In much brasher mode is A Cop Movie, by Mexican director Alonso Ruizpalacios, a documentary about two officers in Mexico City’s police force – well, sort of. Jazzed up in a style that’s as much music video as procedural thriller, it shows officers Teresa and Montoya – professional and personal partners – talking about their work and their private lives in a series of reconstructed episodes. Then Ruizpalacios pulls away the carpet to show two actors preparing the roles we’ve just seen them play.

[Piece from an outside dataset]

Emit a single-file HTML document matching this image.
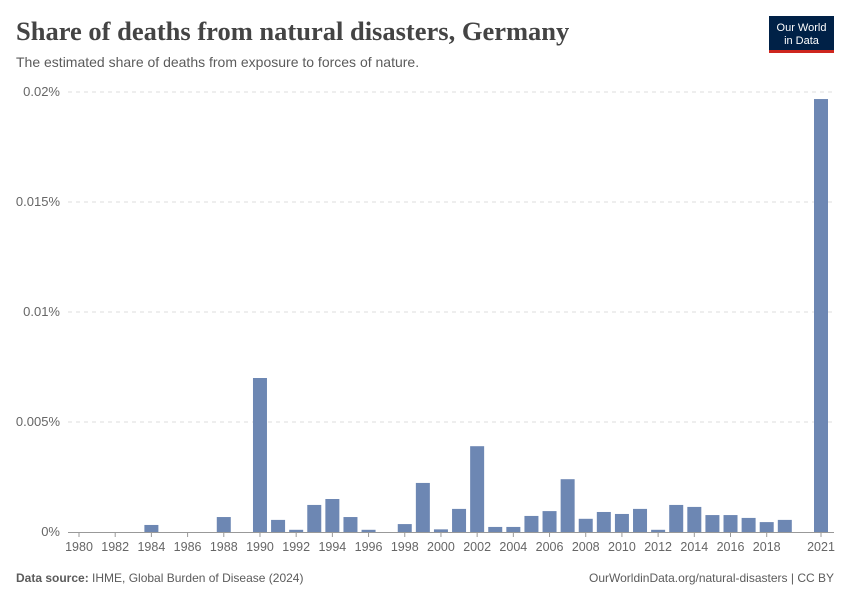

The film brilliantly measures the reality of street law against the movie myth, and offers an incisive take on one of the world’s more controversial policing systems. This was the absolute blast in a selection that made me impatient to come back to Berlin next year for more. And I honestly can’t remember when anyone last said that.



The best of Berlin


Raúl Briones in A Cop Movie. Photograph: No Ficcion


Best competition films

A Cop Movie; Mr Bachmann and His Class; What Do We See When We Look at the Sky?


Best script Ryusuke Hamaguchi’s Wheel of Fortune and Fantasy: a superbly crafted Japanese trio of stories about adults negotiating an irony-laden set of emotional minefields.


Best find Azor, from debut director Andreas Fontana, a silkily executed, menace-laden art thriller about a Swiss banker in dictatorship-era Argentina.


Best performances Joséphine and Gabrielle Sanz in Petite Maman; the ensemble of Wheel of Fortune and Fantasy; Maryam Moghaddam in Ballad of a White Cow.


Biggest auteur disappointment Drift Away, from France’s Xavier Beauvois. Strong buildup, and then it just … drifts away. Nice haggard lead, though, from Jérémie Renier as a gendarme in crisis.


Best arthouse UFO Lê Bảo’s Taste, a performance-art fever dream from Vietnam, about a Nigerian footballer who moves in with a group of women, a lively pig and a swordfish. Cloaked in darkness, performed largely naked, and mesmerisingly strange – another one you wish you’d seen on the big screen.